━━ DATA LINES

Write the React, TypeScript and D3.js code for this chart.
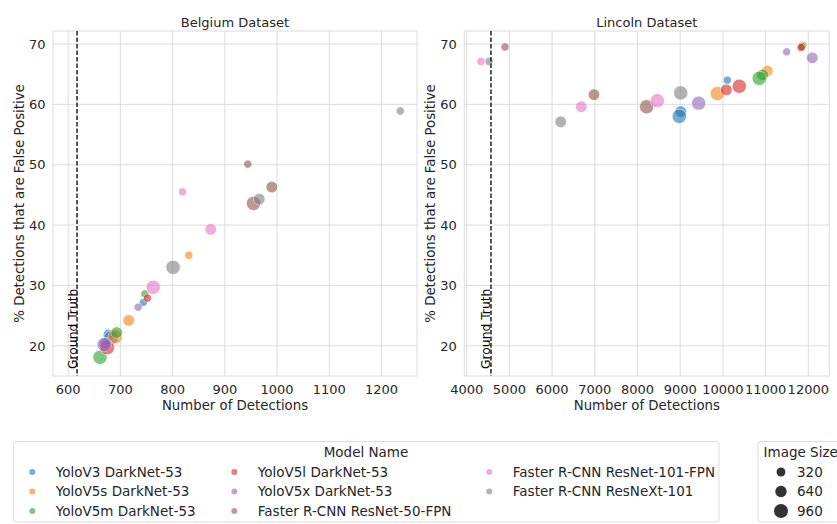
import React, { useEffect, useRef } from "react";
import * as d3 from "d3";

// Model names, legend order
const models = [
	"YoloV3 DarkNet-53",
	"YoloV5s DarkNet-53",
	"YoloV5m DarkNet-53",
	"YoloV5l DarkNet-53",
	"YoloV5x DarkNet-53",
	"Faster R-CNN ResNet-50-FPN",
	"Faster R-CNN ResNet-101-FPN",
	"Faster R-CNN ResNeXt-101",
];
const modelColors = ["#1f77b4", "#ff7f0e", "#2ca02c", "#d62728", "#9467bd", "#8c564b", "#e377c2", "#7f7f7f"];
const imageSizes = [320, 640, 960];

// Values per model, one entry per image size (320, 640, 960)
const belgiumDetections = [
	[744, 678, 682],
	[831, 716, 690],
	[747, 693, 661],
	[752, 672, 675],
	[734, 671, 669],
	[944, 990, 955],
	[819, 873, 763],
	[1236, 966, 801],
];
const belgiumFalsePos = [
	[27.2, 21.8, 21.3],
	[35.0, 24.2, 21.5],
	[28.6, 22.2, 18.1],
	[27.9, 20.0, 19.7],
	[26.4, 20.4, 20.2],
	[50.1, 46.3, 43.6],
	[45.5, 39.3, 29.7],
	[58.9, 44.3, 33.0],
];
const lincolnDetections = [
	[10103, 9012, 8979],
	[11876, 11040, 9869],
	[11852, 10932, 10852],
	[11830, 10080, 10384],
	[11494, 12094, 9433],
	[4897, 6981, 8215],
	[4335, 6684, 8464],
	[4522, 6201, 9012],
];
const lincolnFalsePos = [
	[64.0, 58.8, 58.0],
	[69.8, 65.5, 61.8],
	[69.6, 64.9, 64.3],
	[69.4, 62.4, 63.0],
	[68.7, 67.7, 60.2],
	[69.5, 61.6, 59.6],
	[67.1, 59.6, 60.6],
	[67.1, 57.1, 61.9],
];

const belgiumTruth = 617;
const lincolnTruth = 4569;

const belgiumTicks = [600, 700, 800, 900, 1000, 1100, 1200];
const lincolnTicks = [4000, 5000, 6000, 7000, 8000, 9000, 10000, 11000, 12000];
const yTicks = [20, 30, 40, 50, 60, 70];

const FONT = "DejaVu Sans, sans-serif";
const TEXT = "#262626";
const GRID = "#dcdcdc";

export default function App() {
	const ref = useRef<HTMLDivElement>(null);

	useEffect(() => {
		const w = 837;
		const h = 524;

		const svg = d3
			.select(ref.current)
			.html("")
			.append("svg")
			.attr("width", w)
			.attr("height", h)
			.style("display", "block")
			.style("background", "#fff")
			.style("font-family", FONT);

		const color = d3.scaleOrdinal<string, string>().domain(models).range(modelColors);
		const radius = d3.scaleSqrt().domain([0, 960]).range([0, 7.2]);
		const y = d3.scaleLinear().domain([15.0, 72.15]).range([376, 31]);

		const panels = [
			{
				title: "Belgium Dataset",
				x: d3.scaleLinear().domain([571, 1268]).range([53, 417]),
				ticks: belgiumTicks,
				det: belgiumDetections,
				fp: belgiumFalsePos,
				truth: belgiumTruth,
			},
			{
				title: "Lincoln Dataset",
				x: d3.scaleLinear().domain([3944, 12492]).range([464.3, 829.3]),
				ticks: lincolnTicks,
				det: lincolnDetections,
				fp: lincolnFalsePos,
				truth: lincolnTruth,
			},
		];

		panels.forEach((p) => {
			const [x0, x1] = p.x.range();
			const [y1, y0] = y.range();
			const g = svg.append("g");

			// grid
			g.selectAll(".vgrid")
				.data(p.ticks)
				.join("line")
				.attr("x1", (d) => p.x(d))
				.attr("x2", (d) => p.x(d))
				.attr("y1", y0)
				.attr("y2", y1)
				.attr("stroke", GRID)
				.attr("stroke-width", 1);
			g.selectAll(".hgrid")
				.data(yTicks)
				.join("line")
				.attr("x1", x0)
				.attr("x2", x1)
				.attr("y1", (d) => y(d))
				.attr("y2", (d) => y(d))
				.attr("stroke", GRID)
				.attr("stroke-width", 1);

			// frame
			g.append("rect")
				.attr("x", x0)
				.attr("y", y0)
				.attr("width", x1 - x0)
				.attr("height", y1 - y0)
				.attr("fill", "none")
				.attr("stroke", GRID)
				.attr("stroke-width", 1);

			// tick labels
			g.selectAll(".xt")
				.data(p.ticks)
				.join("text")
				.attr("x", (d) => p.x(d))
				.attr("y", 393.5)
				.attr("text-anchor", "middle")
				.attr("fill", TEXT)
				.style("font-size", "13px")
				.text((d) => String(d));
			g.selectAll(".yt")
				.data(yTicks)
				.join("text")
				.attr("x", x0 - 7.5)
				.attr("y", (d) => y(d) + 4.7)
				.attr("text-anchor", "end")
				.attr("fill", TEXT)
				.style("font-size", "13px")
				.text((d) => String(d));

			// axis labels
			g.append("text")
				.attr("x", (x0 + x1) / 2)
				.attr("y", 410)
				.attr("text-anchor", "middle")
				.attr("fill", TEXT)
				.style("font-size", "13.3px")
				.text("Number of Detections");
			g.append("text")
				.attr("transform", `translate(${x0 - 29.5}, ${(y0 + y1) / 2}) rotate(-90)`)
				.attr("text-anchor", "middle")
				.attr("fill", TEXT)
				.style("font-size", "13.3px")
				.text("% Detections that are False Positive");

			// title
			g.append("text")
				.attr("x", (x0 + x1) / 2)
				.attr("y", 27)
				.attr("text-anchor", "middle")
				.attr("fill", TEXT)
				.style("font-size", "13px")
				.text(p.title);

			// points
			const pts = p.det.flatMap((row, m) =>
				row.map((d, s) => ({ model: models[m], size: imageSizes[s], det: d, fp: p.fp[m][s] }))
			);
			g.append("g")
				.selectAll("circle")
				.data(pts)
				.join("circle")
				.attr("cx", (d) => p.x(d.det))
				.attr("cy", (d) => y(d.fp))
				.attr("r", (d) => radius(d.size))
				.attr("fill", (d) => color(d.model))
				.attr("stroke", "#fff")
				.attr("stroke-width", 0.8)
				.attr("opacity", 0.6);

			// ground truth line
			const gx = p.x(p.truth);
			g.append("line")
				.attr("x1", gx)
				.attr("x2", gx)
				.attr("y1", y0)
				.attr("y2", y1)
				.attr("stroke", "#000")
				.attr("stroke-width", 1.3)
				.attr("stroke-dasharray", "4.5,2");
			g.append("text")
				.attr("transform", `translate(${gx - 0.5}, ${y1 - 7}) rotate(-90)`)
				.attr("fill", "#000")
				.style("font-size", "12.3px")
				.text("Ground Truth");
		});

		// Model legend
		const leg = svg.append("g");
		leg.append("rect")
			.attr("x", 13.5)
			.attr("y", 441.5)
			.attr("width", 705.5)
			.attr("height", 80.5)
			.attr("rx", 3)
			.attr("fill", "#fff")
			.attr("stroke", GRID);
		leg.append("text")
			.attr("x", 366)
			.attr("y", 457)
			.attr("text-anchor", "middle")
			.attr("fill", TEXT)
			.style("font-size", "13.5px")
			.text("Model Name");
		const colX = [32.3, 234.3, 489.3];
		const rowY = [472, 491.5, 511];
		models.forEach((m, i) => {
			const c = Math.floor(i / 3);
			const r = i % 3;
			leg.append("circle")
				.attr("cx", colX[c])
				.attr("cy", rowY[r])
				.attr("r", 3)
				.attr("fill", color(m))
				.attr("opacity", 0.6);
			leg.append("text")
				.attr("x", colX[c] + 23.5)
				.attr("y", rowY[r] + 4.8)
				.attr("fill", TEXT)
				.style("font-size", "13.5px")
				.text(m);
		});

		// Image size legend
		const sl = svg.append("g");
		sl.append("rect")
			.attr("x", 758)
			.attr("y", 441.5)
			.attr("width", 100)
			.attr("height", 80.5)
			.attr("rx", 3)
			.attr("fill", "#fff")
			.attr("stroke", GRID);
		sl.append("text")
			.attr("x", 763.5)
			.attr("y", 457)
			.attr("fill", TEXT)
			.style("font-size", "13.5px")
			.text("Image Size");
		imageSizes.forEach((s, i) => {
			sl.append("circle")
				.attr("cx", 781)
				.attr("cy", rowY[i])
				.attr("r", radius(s) * 0.97 + (i === 0 ? 0.4 : 0))
				.attr("fill", "#333");
			sl.append("text")
				.attr("x", 797)
				.attr("y", rowY[i] + 4.8)
				.attr("fill", TEXT)
				.style("font-size", "13.5px")
				.text(String(s));
		});
	}, []);

	return <div ref={ref} style={{ position: "absolute", left: 0, top: 0 }}></div>;
}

━━━━

TASK BRIEF> Copy nothing but the lines from the first one in the listing through the line with "import * as", and omit the pictures.

THE RESULT>
Write the React, TypeScript and D3.js code for this chart.
import React, { useEffect, useRef } from "react";
import * as d3 from "d3";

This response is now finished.